Root cause analysis (RCA) is vital for preventing recurring defects in electroplating. My experience incorporates various methodologies, including the 5 Whys, fault tree analysis, and A3 problem-solving. I typically start by gathering data, interviewing operators, and reviewing process parameters. For example, I once investigated a consistent issue of pitting in a nickel plating bath. Using the 5 Whys, we discovered that the root cause was insufficient filtration of the plating solution, leading to particulate matter embedded in the coating. We implemented improved filtration, significantly reducing the pitting defect rate. Data analysis through control charts and histograms helps visualize trends and identify areas for improvement. The goal is not just to fix immediate problems, but to implement permanent solutions that prevent future occurrences.

In a previous role, we had an inefficient zinc plating line with high rejection rates due to inconsistent coating thickness. My approach was a multi-faceted one. First, I conducted a thorough process mapping to identify bottlenecks and areas for improvement. Then, I analyzed plating bath parameters like temperature, current density, and agitation, using statistical process control (SPC) charts to highlight variations. We discovered inconsistent agitation was a significant contributor to thickness variations. Implementing a more robust agitation system, along with improved monitoring of bath composition and temperature, dramatically improved coating consistency and reduced rejection rates by over 60%. We also implemented operator training on process parameters to enhance consistency. This systematic approach combined data analysis with practical process improvements to achieve significant gains in efficiency.

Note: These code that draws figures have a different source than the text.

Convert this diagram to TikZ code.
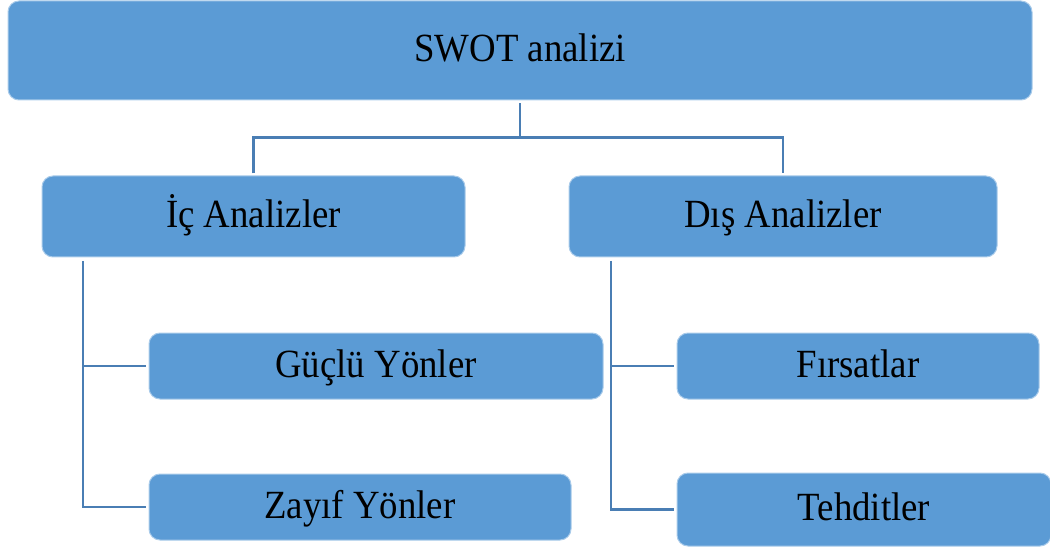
\documentclass[tikz,border=0pt]{standalone}
\usepackage{fontspec}
\setmainfont{Liberation Serif}[FakeStretch=0.92]
\definecolor{boxfill}{HTML}{5B9BD5}
\definecolor{boxline}{HTML}{A9CBEA}
\definecolor{conn}{HTML}{4A7EB4}
\begin{document}
\begin{tikzpicture}[x=1pt,y=-1pt,
  box/.style={rectangle, rounded corners=11pt, fill=boxfill, draw=boxline, line width=1pt,
    inner sep=0pt, text height=22pt, text depth=0pt,
    font=\fontsize{40}{46}\selectfont, text=black},
  conn/.style={draw=conn, line width=2.6pt}]
\useasboundingbox (0,0) rectangle (1050,548);
\node[box, minimum width=1024pt, minimum height=99pt] (top) at (520,50.5) {SWOT analizi};
\node[box, minimum width=423pt, minimum height=81pt] (ic) at (253.5,216.5) {İç Analizler};
\node[box, minimum width=428pt, minimum height=81pt] (dis) at (783,216.5) {Dış Analizler};
\node[box, minimum width=454pt, minimum height=66pt] (guclu) at (376,366) {Güçlü Yönler};
\node[box, minimum width=422pt, minimum height=66pt] (zayif) at (360,507) {Zayıf Yönler};
\node[box, minimum width=362pt, minimum height=66pt] (firsat) at (858,366) {Fırsatlar};
\node[box, minimum width=374pt, minimum height=73pt] (tehdit) at (864,509.5) {Tehditler};
\coordinate (hub) at (520,137.5);
\coordinate (icl) at (83,261);
\coordinate (disl) at (611,261);
\draw[conn, shorten <=3pt] (top.south) -- (hub);
\draw[conn, shorten <=2pt, shorten >=2pt] (ic.north) |- (hub) -| (dis.north);
\draw[conn, shorten >=3pt] (icl) |- (zayif.west);
\draw[conn, shorten >=3pt] (icl |- guclu.west) -- (guclu.west);
\draw[conn, shorten >=3pt] (disl) |- (tehdit.west);
\draw[conn, shorten >=3pt] (disl |- firsat.west) -- (firsat.west);
\end{tikzpicture}
\end{document}
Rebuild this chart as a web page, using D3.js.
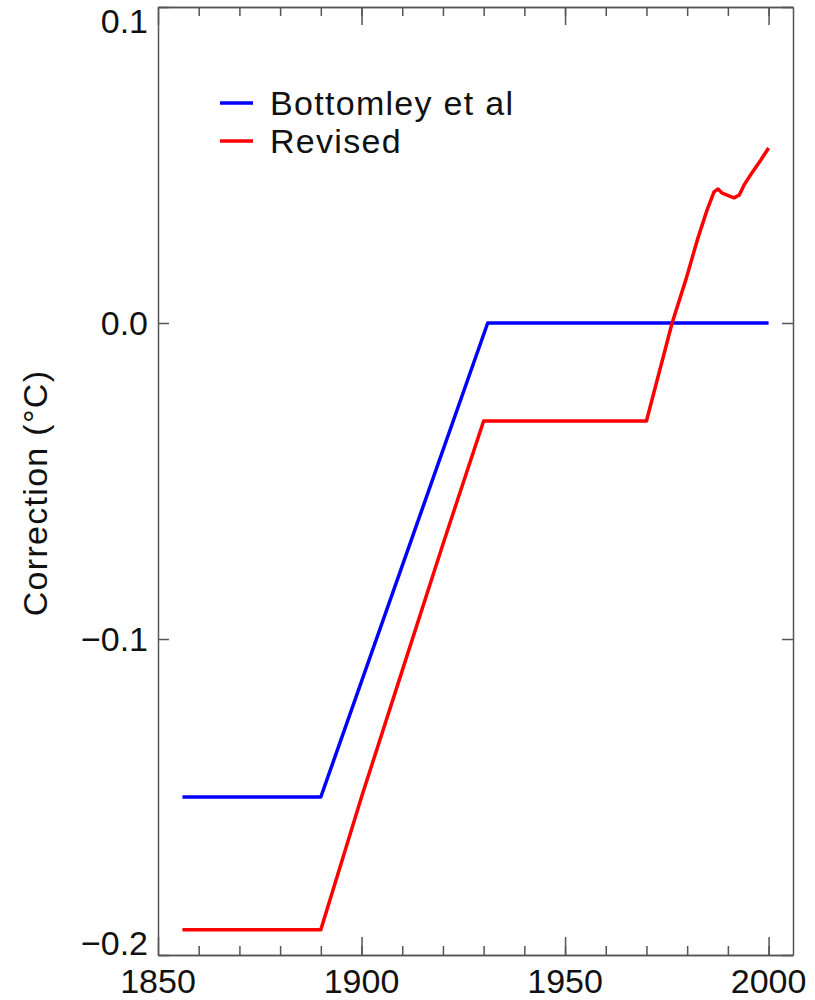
<!DOCTYPE html>
<html>
<head>
<meta charset="utf-8">
<script src="https://cdn.jsdelivr.net/npm/d3@7"></script>
<style>
  body { margin: 0; background: #fff; }
  svg text { font-family: "Liberation Sans", Arial, sans-serif; fill: #111; }
</style>
</head>
<body>
<svg id="chart" width="815" height="1000"></svg>
<script>
"use strict";

// series
const blueYears = [1856, 1890, 1931, 2000];
const blueVals = [-0.150, -0.150, 0.0, 0.0];

const redYears = [1856, 1890, 1900, 1910, 1920, 1930, 1970, 1976.3, 1979.8, 1982.5,
	1984.9, 1986.6, 1987.6, 1988.6, 1991.5, 1992.8, 1994.0, 1995.9, 1998.1, 2000];
const redVals = [-0.192, -0.192, -0.150, -0.110, -0.070, -0.031, -0.031, 0.0, 0.0142, 0.0263,
	0.0358, 0.0415, 0.0424, 0.0411, 0.0396, 0.0405, 0.0437, 0.0475, 0.0516, 0.0554];

const xTicks = [1850, 1900, 1950, 2000];
const xMinor = d3.range(1860, 2001, 10);
const yTicks = [0.1, 0.0, -0.1, -0.2];
const yLabels = ["0.1", "0.0", "\u22120.1", "\u22120.2"];

const seriesNames = ["Bottomley et al", "Revised"];
const seriesColors = ["#0000ff", "#ff0000"];

(() => {
	const svg = d3.select("#chart");
	const left = 158, right = 793, top = 7, bottom = 955;

	const x = d3.scaleLinear().domain([1850, 2006]).range([left, right]);
	const y = d3.scaleLinear().domain([-0.2, 0.1]).range([bottom, top]);

	const axisColor = "#555";

	function styleAxis(g) {
		g.selectAll("path.domain").attr("stroke", axisColor).attr("stroke-width", 1.5);
		g.selectAll(".tick line").attr("stroke", axisColor).attr("stroke-width", 1.5);
		g.selectAll(".tick text").remove();
	}

	// bottom / top, ticks point inward
	svg.append("g").attr("transform", `translate(0,${bottom})`)
		.call(d3.axisBottom(x).tickValues(xMinor).tickSizeInner(-9).tickSizeOuter(0))
		.call(styleAxis);
	svg.append("g").attr("transform", `translate(0,${bottom})`)
		.call(d3.axisBottom(x).tickValues(xTicks).tickSizeInner(-18).tickSizeOuter(0))
		.call(styleAxis);
	svg.append("g").attr("transform", `translate(0,${top})`)
		.call(d3.axisTop(x).tickValues(xMinor).tickSizeInner(-9).tickSizeOuter(0))
		.call(styleAxis);
	svg.append("g").attr("transform", `translate(0,${top})`)
		.call(d3.axisTop(x).tickValues(xTicks).tickSizeInner(-18).tickSizeOuter(0))
		.call(styleAxis);

	// left / right
	svg.append("g").attr("transform", `translate(${left},0)`)
		.call(d3.axisLeft(y).tickValues(yTicks).tickSizeInner(-11).tickSizeOuter(0))
		.call(styleAxis);
	svg.append("g").attr("transform", `translate(${right},0)`)
		.call(d3.axisRight(y).tickValues(yTicks).tickSizeInner(-11).tickSizeOuter(0))
		.call(styleAxis);

	// tick labels
	svg.append("g").selectAll("text")
		.data(xTicks).enter()
		.append("text")
		.attr("x", d => x(d))
		.attr("y", bottom + 38)
		.attr("text-anchor", "middle")
		.attr("font-size", 34)
		.text(d => d);

	svg.append("g").selectAll("text")
		.data(yTicks).enter()
		.append("text")
		.attr("x", left - 10)
		.attr("y", (d, i) => {
			// end labels are nudged inside the frame, like the original
			if (i === 0) return y(d) + 26;
			if (i === yTicks.length - 1) return y(d);
			return y(d) + 12;
		})
		.attr("text-anchor", "end")
		.attr("font-size", 34)
		.text((d, i) => yLabels[i]);

	svg.append("text")
		.attr("transform", "translate(47,493) rotate(-90)")
		.attr("text-anchor", "middle")
		.attr("font-size", 34)
		.attr("letter-spacing", 1.3)
		.text("Correction (\u00b0C)");

	// lines
	const line = d3.line().x(d => x(d[0])).y(d => y(d[1]));
	const blue = blueYears.map((yr, i) => [yr, blueVals[i]]);
	const red = redYears.map((yr, i) => [yr, redVals[i]]);

	[blue, red].forEach((pts, i) => {
		svg.append("path")
			.datum(pts)
			.attr("d", line)
			.attr("fill", "none")
			.attr("stroke", seriesColors[i])
			.attr("stroke-width", 3.5)
			.attr("stroke-linejoin", "round");
	});

	// legend
	const leg = svg.append("g");
	seriesNames.forEach((name, i) => {
		const ly = 103 + i * 38;
		leg.append("line")
			.attr("x1", 220).attr("x2", 253)
			.attr("y1", ly).attr("y2", ly)
			.attr("stroke", seriesColors[i])
			.attr("stroke-width", 3.5);
		leg.append("text")
			.attr("x", 270)
			.attr("y", ly + 12)
			.attr("font-size", 34)
			.attr("letter-spacing", 1.3)
			.text(name);
	});
})();
</script>
</body>
</html>
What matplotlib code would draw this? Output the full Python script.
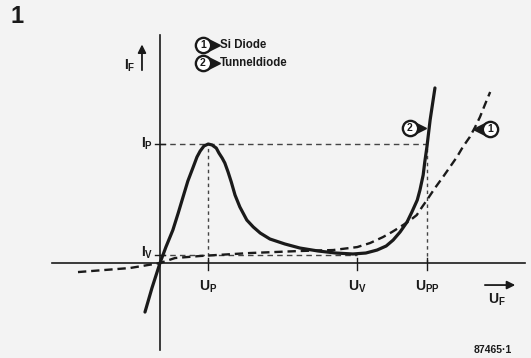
import numpy as np
import matplotlib
matplotlib.use("Agg")
import matplotlib.pyplot as plt

plt.rcParams['font.family'] = ['Liberation Sans', 'DejaVu Sans']
plt.rcParams['mathtext.fontset'] = 'custom'
plt.rcParams['mathtext.rm'] = 'Liberation Sans:bold'
plt.rcParams['lines.scale_dashes'] = False

# characteristic points (U in V, I relative to I_P)
U_P, U_V, U_PP = 0.090, 0.368, 0.498
I_P, I_V = 1.0, 0.067

# tunnel diode (solid)
tunnel_u = [-0.028, -0.015, 0.0, 0.011, 0.024, 0.034, 0.043, 0.052, 0.062, 0.069,
            0.075, 0.082, 0.090, 0.097, 0.105, 0.110, 0.116, 0.121, 0.127, 0.133,
            0.140, 0.149, 0.162, 0.174, 0.187, 0.205, 0.233, 0.261, 0.295, 0.328,
            0.360, 0.384, 0.405, 0.422, 0.435, 0.448, 0.461, 0.470, 0.480, 0.485,
            0.491, 0.494, 0.498, 0.504, 0.513]
tunnel_i = [-0.412, -0.210, 0.0, 0.134, 0.277, 0.420, 0.555, 0.689, 0.807, 0.891,
            0.941, 0.983, 1.000, 0.992, 0.966, 0.924, 0.882, 0.840, 0.765, 0.681,
            0.571, 0.471, 0.361, 0.303, 0.252, 0.202, 0.160, 0.126, 0.101, 0.084,
            0.076, 0.084, 0.109, 0.143, 0.193, 0.261, 0.345, 0.429, 0.529, 0.613,
            0.739, 0.849, 0.975, 1.202, 1.471]

# Si diode (dashed)
si_u = [-0.153, -0.056, 0.0, 0.028, 0.075, 0.168, 0.261, 0.323, 0.368, 0.392,
        0.416, 0.433, 0.448, 0.465, 0.479, 0.489, 0.498, 0.513, 0.528, 0.541,
        0.554, 0.565, 0.578, 0.588, 0.597, 0.606, 0.616]
si_i = [-0.076, -0.042, 0.0, 0.042, 0.059, 0.084, 0.101, 0.109, 0.134, 0.168,
        0.218, 0.261, 0.303, 0.353, 0.403, 0.471, 0.529, 0.630, 0.723, 0.807,
        0.891, 0.975, 1.059, 1.143, 1.227, 1.328, 1.437]

legend_labels = ['Si Diode', 'Tunneldiode']
bg = '#f3f3f3'
ink = '#1a1a1a'

fig = plt.figure(figsize=(5.31, 3.58), dpi=100, facecolor=bg)
ax = fig.add_axes([0, 0, 1, 1])
ax.set_facecolor(bg)
ax.set_xlim(-0.2985, 0.6922)
ax.set_ylim(-0.798, 2.210)
ax.axis('off')

# axes lines
ax.plot([-0.2015, 0.681], [0, 0], color=ink, lw=1.2)
ax.plot([0, 0], [-0.731, 1.916], color=ink, lw=1.2)

# guide lines
guide = dict(color='#444444', lw=1.0, dashes=(4, 3))
ax.plot([0, U_PP], [I_P, I_P], **guide)
ax.plot([0, U_V], [I_V, I_V], **guide)
ax.plot([U_P, U_P], [0, I_P], color='#444444', lw=1.0, dashes=(2.5, 2.5))
ax.plot([U_PP, U_PP], [0, I_P], color='#444444', lw=1.0, dashes=(2.5, 2.5))

# ticks
for u in (U_P, U_V, U_PP):
    ax.plot([u, u], [-0.06, 0.04], color=ink, lw=1.0)
for i in (I_P, I_V):
    ax.plot([-0.009, 0.009], [i, i], color=ink, lw=1.0)

# curves
ax.plot(si_u, si_i, color=ink, lw=1.7, dashes=(6, 3.5))
ax.plot(tunnel_u, tunnel_i, color=ink, lw=2.3, solid_joinstyle='round',
        solid_capstyle='round')

# labels
lab = dict(fontsize=10, fontweight='bold', color=ink)
ax.text(-0.013, I_P, r'I$_\mathrm{P}$', ha='right', va='center', **lab)
ax.text(-0.013, I_V + 0.02, r'I$_\mathrm{V}$', ha='right', va='center', **lab)
ax.text(U_P, -0.13, r'U$_\mathrm{P}$', ha='center', va='top', **lab)
ax.text(U_V, -0.13, r'U$_\mathrm{V}$', ha='center', va='top', **lab)
ax.text(U_PP, -0.13, r'U$_\mathrm{PP}$', ha='center', va='top', **lab)
ax.text(0.629, -0.24, r'U$_\mathrm{F}$', ha='center', va='top', **lab)
ax.text(-0.046, 1.66, r'I$_\mathrm{F}$', ha='right', va='center', **lab)

# axis arrows
ax.annotate('', xy=(0.668, -0.185), xytext=(0.601, -0.185),
            arrowprops=dict(arrowstyle='-|>', color=ink, lw=1.3, mutation_scale=12))
ax.annotate('', xy=(-0.0336, 1.86), xytext=(-0.0336, 1.597),
            arrowprops=dict(arrowstyle='-|>', color=ink, lw=1.3, mutation_scale=12))


def tag(u, i, num, side):
    d = 0.02 if side == 'right' else -0.02
    ax.plot(u + d, i, marker='>' if side == 'right' else '<', ms=8, color=ink)
    ax.plot(u, i, marker='o', ms=11, mfc='white', mec=ink, mew=1.7)
    ax.text(u, i, num, ha='center', va='center', fontsize=7.5,
            fontweight='bold', color=ink)


# legend
for k, (yy, name) in enumerate(zip([1.832, 1.681], legend_labels)):
    tag(0.080, yy, str(k + 1), 'right')
    ax.text(0.112, yy, name, ha='left', va='center', fontsize=8.3,
            fontweight='bold', color=ink)

# curve markers
tag(0.466, 1.134, '2', 'right')
tag(0.616, 1.126, '1', 'left')

fig.text(0.02, 0.955, '1', fontsize=17, fontweight='bold', color=ink,
         ha='left', va='center')
fig.text(0.928, 0.023, '87465·1', fontsize=7.5, fontweight='bold', color=ink,
         ha='center', va='center')

fig.savefig('out.png', dpi=100, facecolor=bg)
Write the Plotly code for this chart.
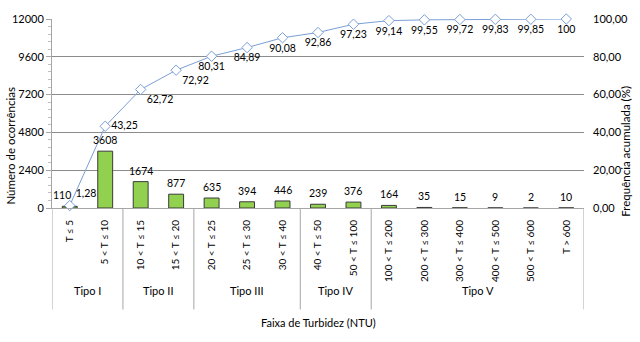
import plotly.graph_objects as go

categories = ["T ≤ 5", "5 < T ≤ 10", "10 < T ≤ 15", "15 < T ≤ 20", "20 < T ≤ 25",
              "25 < T ≤ 30", "30 < T ≤ 40", "40 < T ≤ 50", "50 < T ≤ 100",
              "100 < T ≤ 200", "200 < T ≤ 300", "300 < T ≤ 400", "400 < T ≤ 500",
              "500 < T ≤ 600", "T > 600"]
counts = [110, 3608, 1674, 877, 635, 394, 446, 239, 376, 164, 35, 15, 9, 2, 10]
cum_pct = [1.28, 43.25, 62.72, 72.92, 80.31, 84.89, 90.08, 92.86, 97.23,
           99.14, 99.55, 99.72, 99.83, 99.85, 100]
groups = ["Tipo I", "Tipo II", "Tipo III", "Tipo IV", "Tipo V"]
group_sizes = [2, 2, 3, 2, 6]
left_ticks = [0, 2400, 4800, 7200, 9600, 12000]
right_ticks = [0, 20, 40, 60, 80, 100]

FONT = "Lato"
GRID = "#8c8c8c"
AXIS = "#a6a6a6"
LINE = "#7a9fd6"


def fmt(v):
    s = ("%g" % v) if v == int(v) else ("%.2f" % v)
    return s.replace(".", ",")


cum_pos = ["top right", "middle right", "bottom right", "bottom right"] + ["bottom center"] * 11

fig = go.Figure()
fig.add_trace(go.Bar(
    x=categories, y=counts, width=0.42,
    marker=dict(color="#92d050", line=dict(color="#3a3a3a", width=1)),
    yaxis="y",
))
fig.add_trace(go.Scatter(
    x=categories, y=cum_pct, yaxis="y2", mode="lines+markers+text",
    line=dict(color=LINE, width=1),
    marker=dict(symbol="diamond", size=8, color="white", line=dict(color=LINE, width=1)),
    text=[fmt(v) for v in cum_pct], textposition=cum_pos,
    textfont=dict(family=FONT, size=10.5, color="#000"),
    cliponaxis=False,
))

shapes = []
annotations = []
for i, (c, v) in enumerate(zip(categories, counts)):
    annotations.append(dict(text=str(v), x=c, y=v, xref="x", yref="y", yanchor="bottom",
                            yshift=3, xshift=-8 if i == 0 else 0, showarrow=False,
                            font=dict(family=FONT, size=10.5, color="#000")))
edges = [-0.5]
for s in group_sizes:
    edges.append(edges[-1] + s)
for e in edges:
    shapes.append(dict(type="line", xref="x", yref="paper", x0=e, x1=e, y0=0, y1=-0.537,
                       line=dict(color=AXIS, width=1)))
for g, a, b in zip(groups, edges[:-1], edges[1:]):
    annotations.append(dict(text=g, xref="x", yref="paper", x=(a + b) / 2, y=-0.479,
                            showarrow=False, font=dict(family=FONT, size=11, color="#000")))
annotations.append(dict(text="Faixa de Turbidez (NTU)", xref="paper", yref="paper",
                        x=0.5, y=-0.653, showarrow=False,
                        font=dict(family=FONT, size=11, color="#000")))
annotations.append(dict(text="Número de ocorrências", xref="paper", yref="paper",
                        x=-0.0785, xanchor="center", y=(208 - 145) / 190, yanchor="middle",
                        textangle=-90, showarrow=False,
                        font=dict(family=FONT, size=11.5, color="#000")))
annotations.append(dict(text="Frequência acumulada (%)", xref="paper", yref="paper",
                        x=1 + (631 - 589) / 540, xanchor="center", y=(208 - 151) / 190,
                        yanchor="middle", textangle=-90, showarrow=False,
                        font=dict(family=FONT, size=11.5, color="#000")))

fig.update_layout(
    width=640, height=342, margin=dict(l=49, r=51, t=18, b=134),
    paper_bgcolor="white", plot_bgcolor="white", showlegend=False,
    xaxis=dict(type="category", tickangle=-90, showline=True, linecolor=AXIS,
               ticks="", showgrid=False, tickfont=dict(family=FONT, size=10, color="#000"),
               ticklabelstandoff=7, range=[-0.5, 14.5]),
    yaxis=dict(range=[0, 12000], tickvals=left_ticks, ticktext=[str(t) for t in left_ticks],
               showgrid=True, gridcolor=GRID, gridwidth=1, zeroline=False,
               showline=True, linecolor=AXIS, ticks="outside", ticklen=5, tickcolor=AXIS,
               minor=dict(dtick=480, ticks="outside", ticklen=3, tickcolor="#c0c0c0"),
               tickfont=dict(family=FONT, size=11, color="#000")),
    yaxis2=dict(range=[0, 100], overlaying="y", side="right", tickvals=right_ticks,
                ticktext=[("%.2f" % t).replace(".", ",") for t in right_ticks],
                showgrid=False, zeroline=False, showline=False, ticks="",
                ticklabelstandoff=8,
                tickfont=dict(family=FONT, size=11, color="#000")),
    shapes=shapes, annotations=annotations,
)

fig.write_html("out.html")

Recent advancements in electroplating include pulse plating for improved coating quality and efficiency, high-throw plating for better coverage in complex geometries, and the increasing use of environmentally friendly, water-based solutions. I’m also familiar with the development of advanced surface treatments to enhance corrosion resistance and wear properties. The integration of automation and digital technologies, including real-time process monitoring and predictive maintenance, represents a significant step toward enhancing efficiency and reducing waste. For example, I am currently investigating the implementation of AI-driven process control systems in our plating line. These systems utilize machine learning to optimize plating parameters in real-time based on historical data and current conditions.

Staying current in electroplating requires a multi-pronged approach. I regularly attend industry conferences and workshops, such as those offered by the AESF (American Electroplaters and Surface Finishers Society). I also actively participate in professional networks and online forums to exchange knowledge and insights with other experts. Reading trade journals like Plating & Surface Finishing and actively researching scientific publications helps me keep abreast of technological advancements and best practices. I also actively seek continuing education opportunities through online courses and webinars.

My salary expectations for this role are in the range of $85,000 to $105,000 per year, depending on the full scope of responsibilities and benefits package. This is based on my experience, qualifications, and the current market rate for similar positions.